> _Source excerpt_
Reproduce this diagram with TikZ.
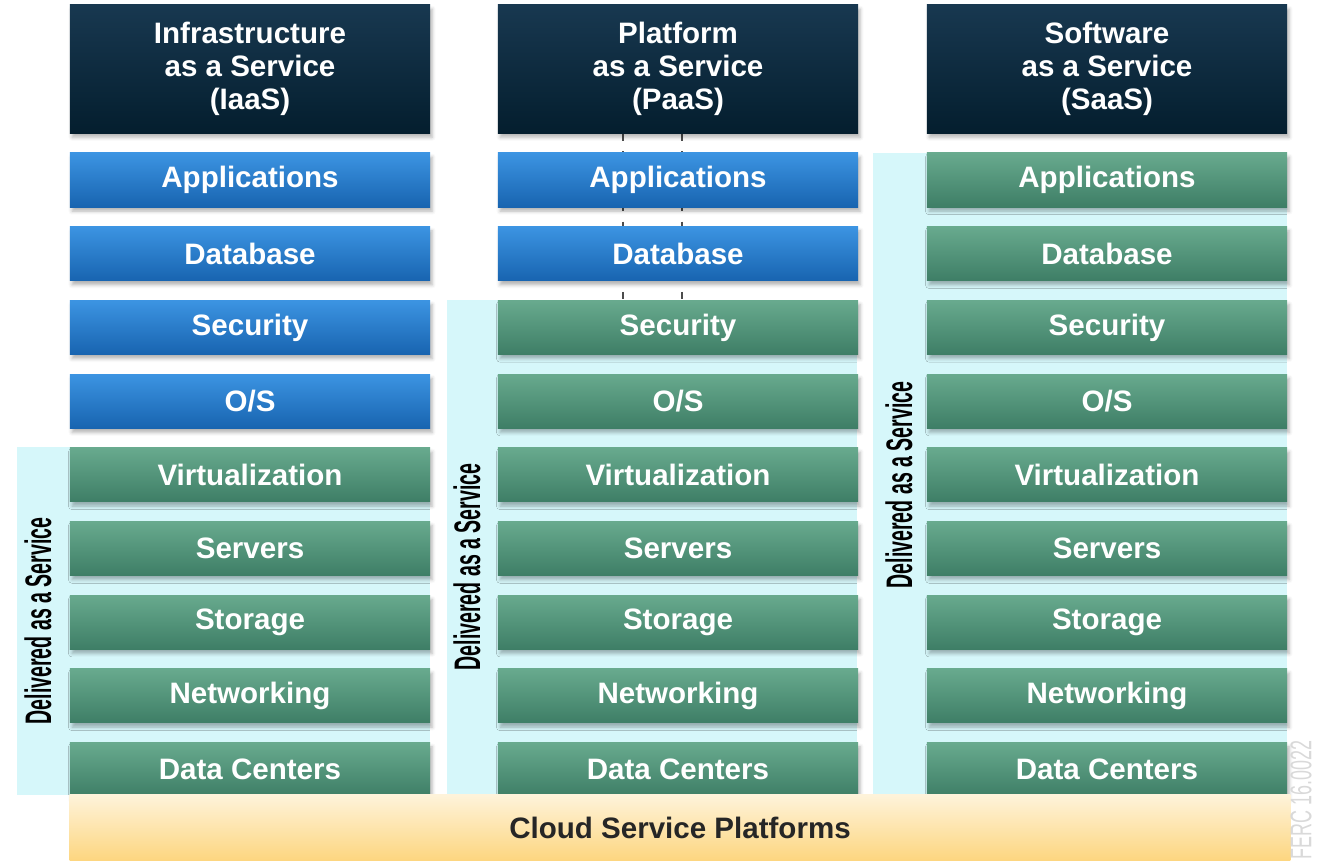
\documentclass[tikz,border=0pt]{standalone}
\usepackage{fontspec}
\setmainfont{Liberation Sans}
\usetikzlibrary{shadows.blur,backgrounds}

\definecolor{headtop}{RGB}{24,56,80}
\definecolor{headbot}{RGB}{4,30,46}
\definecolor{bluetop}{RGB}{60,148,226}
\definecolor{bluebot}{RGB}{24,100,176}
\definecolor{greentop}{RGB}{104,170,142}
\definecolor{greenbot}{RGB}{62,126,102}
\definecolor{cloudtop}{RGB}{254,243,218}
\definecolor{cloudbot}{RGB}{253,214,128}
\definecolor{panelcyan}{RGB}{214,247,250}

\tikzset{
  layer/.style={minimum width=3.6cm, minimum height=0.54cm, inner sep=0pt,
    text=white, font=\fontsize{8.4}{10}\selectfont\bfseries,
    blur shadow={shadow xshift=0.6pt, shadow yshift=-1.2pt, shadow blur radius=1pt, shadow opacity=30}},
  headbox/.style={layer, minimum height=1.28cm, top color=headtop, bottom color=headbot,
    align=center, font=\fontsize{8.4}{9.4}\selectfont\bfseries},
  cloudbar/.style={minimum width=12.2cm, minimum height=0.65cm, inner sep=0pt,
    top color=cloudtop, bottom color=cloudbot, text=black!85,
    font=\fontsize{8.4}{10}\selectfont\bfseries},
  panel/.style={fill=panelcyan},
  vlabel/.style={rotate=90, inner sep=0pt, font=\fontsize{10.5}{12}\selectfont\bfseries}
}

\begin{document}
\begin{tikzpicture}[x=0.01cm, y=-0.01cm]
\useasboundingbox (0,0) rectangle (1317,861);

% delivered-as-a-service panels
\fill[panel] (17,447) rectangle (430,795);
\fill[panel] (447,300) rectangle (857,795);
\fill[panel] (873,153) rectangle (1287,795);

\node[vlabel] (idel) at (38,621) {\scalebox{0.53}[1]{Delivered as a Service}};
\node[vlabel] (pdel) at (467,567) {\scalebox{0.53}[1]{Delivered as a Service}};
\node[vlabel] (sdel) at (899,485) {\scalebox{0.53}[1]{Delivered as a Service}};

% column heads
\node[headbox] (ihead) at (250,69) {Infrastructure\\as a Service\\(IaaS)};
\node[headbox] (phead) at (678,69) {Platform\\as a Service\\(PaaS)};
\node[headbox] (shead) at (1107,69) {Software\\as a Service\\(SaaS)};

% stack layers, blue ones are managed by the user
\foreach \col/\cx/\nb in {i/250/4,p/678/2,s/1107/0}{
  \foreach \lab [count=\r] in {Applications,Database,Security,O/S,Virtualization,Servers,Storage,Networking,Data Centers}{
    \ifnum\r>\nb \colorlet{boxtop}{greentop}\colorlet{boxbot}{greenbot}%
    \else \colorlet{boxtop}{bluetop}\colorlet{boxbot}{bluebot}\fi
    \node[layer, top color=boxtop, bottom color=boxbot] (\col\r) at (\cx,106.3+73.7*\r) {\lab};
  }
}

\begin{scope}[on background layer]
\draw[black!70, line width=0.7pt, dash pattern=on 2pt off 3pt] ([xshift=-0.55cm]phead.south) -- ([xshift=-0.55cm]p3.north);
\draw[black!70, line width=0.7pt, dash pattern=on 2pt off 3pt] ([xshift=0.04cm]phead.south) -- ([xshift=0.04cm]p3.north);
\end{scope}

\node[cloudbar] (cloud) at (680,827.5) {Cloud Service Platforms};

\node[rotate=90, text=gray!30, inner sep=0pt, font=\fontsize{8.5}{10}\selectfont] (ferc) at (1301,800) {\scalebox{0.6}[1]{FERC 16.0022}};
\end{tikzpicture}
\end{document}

> _Goal_
Repeat the material above in full and exactly, apart from the pictures.

> _Answer to this task_
Reproduce this diagram with TikZ.
\documentclass[tikz,border=0pt]{standalone}
\usepackage{fontspec}
\setmainfont{Liberation Sans}
\usetikzlibrary{shadows.blur,backgrounds}

\definecolor{headtop}{RGB}{24,56,80}
\definecolor{headbot}{RGB}{4,30,46}
\definecolor{bluetop}{RGB}{60,148,226}
\definecolor{bluebot}{RGB}{24,100,176}
\definecolor{greentop}{RGB}{104,170,142}
\definecolor{greenbot}{RGB}{62,126,102}
\definecolor{cloudtop}{RGB}{254,243,218}
\definecolor{cloudbot}{RGB}{253,214,128}
\definecolor{panelcyan}{RGB}{214,247,250}

\tikzset{
  layer/.style={minimum width=3.6cm, minimum height=0.54cm, inner sep=0pt,
    text=white, font=\fontsize{8.4}{10}\selectfont\bfseries,
    blur shadow={shadow xshift=0.6pt, shadow yshift=-1.2pt, shadow blur radius=1pt, shadow opacity=30}},
  headbox/.style={layer, minimum height=1.28cm, top color=headtop, bottom color=headbot,
    align=center, font=\fontsize{8.4}{9.4}\selectfont\bfseries},
  cloudbar/.style={minimum width=12.2cm, minimum height=0.65cm, inner sep=0pt,
    top color=cloudtop, bottom color=cloudbot, text=black!85,
    font=\fontsize{8.4}{10}\selectfont\bfseries},
  panel/.style={fill=panelcyan},
  vlabel/.style={rotate=90, inner sep=0pt, font=\fontsize{10.5}{12}\selectfont\bfseries}
}

\begin{document}
\begin{tikzpicture}[x=0.01cm, y=-0.01cm]
\useasboundingbox (0,0) rectangle (1317,861);

% delivered-as-a-service panels
\fill[panel] (17,447) rectangle (430,795);
\fill[panel] (447,300) rectangle (857,795);
\fill[panel] (873,153) rectangle (1287,795);

\node[vlabel] (idel) at (38,621) {\scalebox{0.53}[1]{Delivered as a Service}};
\node[vlabel] (pdel) at (467,567) {\scalebox{0.53}[1]{Delivered as a Service}};
\node[vlabel] (sdel) at (899,485) {\scalebox{0.53}[1]{Delivered as a Service}};

% column heads
\node[headbox] (ihead) at (250,69) {Infrastructure\\as a Service\\(IaaS)};
\node[headbox] (phead) at (678,69) {Platform\\as a Service\\(PaaS)};
\node[headbox] (shead) at (1107,69) {Software\\as a Service\\(SaaS)};

% stack layers, blue ones are managed by the user
\foreach \col/\cx/\nb in {i/250/4,p/678/2,s/1107/0}{
  \foreach \lab [count=\r] in {Applications,Database,Security,O/S,Virtualization,Servers,Storage,Networking,Data Centers}{
    \ifnum\r>\nb \colorlet{boxtop}{greentop}\colorlet{boxbot}{greenbot}%
    \else \colorlet{boxtop}{bluetop}\colorlet{boxbot}{bluebot}\fi
    \node[layer, top color=boxtop, bottom color=boxbot] (\col\r) at (\cx,106.3+73.7*\r) {\lab};
  }
}

\begin{scope}[on background layer]
\draw[black!70, line width=0.7pt, dash pattern=on 2pt off 3pt] ([xshift=-0.55cm]phead.south) -- ([xshift=-0.55cm]p3.north);
\draw[black!70, line width=0.7pt, dash pattern=on 2pt off 3pt] ([xshift=0.04cm]phead.south) -- ([xshift=0.04cm]p3.north);
\end{scope}

\node[cloudbar] (cloud) at (680,827.5) {Cloud Service Platforms};

\node[rotate=90, text=gray!30, inner sep=0pt, font=\fontsize{8.5}{10}\selectfont] (ferc) at (1301,800) {\scalebox{0.6}[1]{FERC 16.0022}};
\end{tikzpicture}
\end{document}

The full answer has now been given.